Ray's shocked to find his insides not yet on the outside, and determines water impregnated with an unknown chemical had dripped on the shrinking lens, reversing its effects and keeping Jean from finding her boyfriend has taken on a resemblance to a wiener left two minutes in the microwave. How convenient. Oh, Ray's DC Comics trademark exclamation of shock? "Great stars!" It makes sense if you think about it, but still sounds like a Martian Manhunter line, though I might be biased.
"Come on, everybody-- I've found a tunnel to the outside!"
"But there isn't any tunnel, Ray! You and I once explored every part of these caves..."
"There it is, Jean! I just enlarged it, that's all!"
Man, you could have fun ad-libbing over those lines with a dirty mind.
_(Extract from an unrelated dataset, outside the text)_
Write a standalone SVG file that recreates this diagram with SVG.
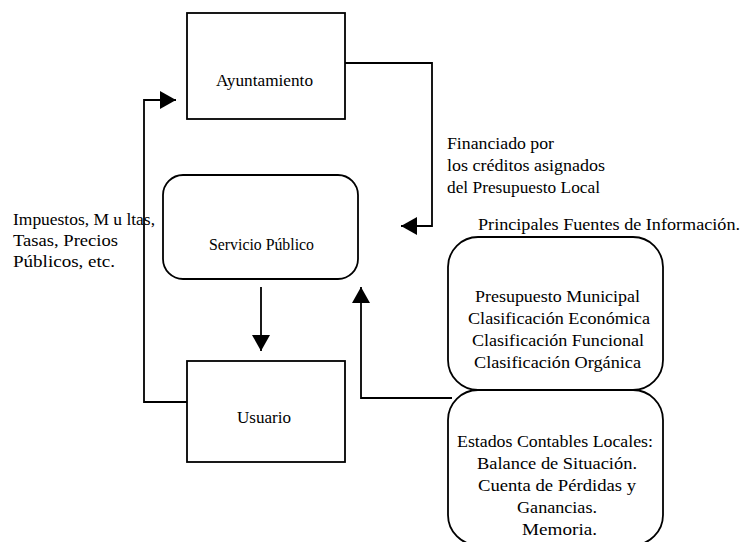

Ray's afraid Jean will "cross-examine" his hole, but she doesn't care about anything but getting out, establishing her "ends justify the means" stance on accidentally murdering friends' wives, but that won't come up until much later.
Ray gets his "special water" back to the lab, but stuff keeps blowing up. "I can come to but one conclusion-- that some mysterious force in my own body-- whatever it is, I don't know-- enabled me to regain my proper size! With further experiments I'll be able to solve this problem! Now that I am able to turn myself into a Human Atom-- who knows what strange and wonderful things might happen?"
You will, by reading this blog! Or the Atom Archive Editions. Or Showcase Presents: The Atom, which is where I'm getting this from. Do I have any true purpose in this crazy mixed up universe, or am I just peddling free story synopsises to justify not putting a bag over my head and starting the car engine in a closed garage with a gun in my mouth after mixing vodka with a fistfull of Xanax? You'll know, by reading this blog! Or one of my other ones. I've got a bunch. It keeps my hands occupied.
2 comments:
The skirt wears the pants indeed. I think one of the reasons why Ray palled up with Katar was because he saw him as being "in charge" of his relationship with Chayera (that may or may not have been the case), along with admiring his tough guy persona.
Of course, Hawkman could also play the brain and the Atom could easily play the tough guy, but I digress.
At least that dang ring came in handy for something other than more credit card debt... yeeeesh.
(Jean's "ends justify the means stance"... LOL!)
I prefer when it's clear Hawkgirl is quietly running the show. Y'know-- let Katar huff and puff, then swoop in and re-channel his energies toward more productive ends.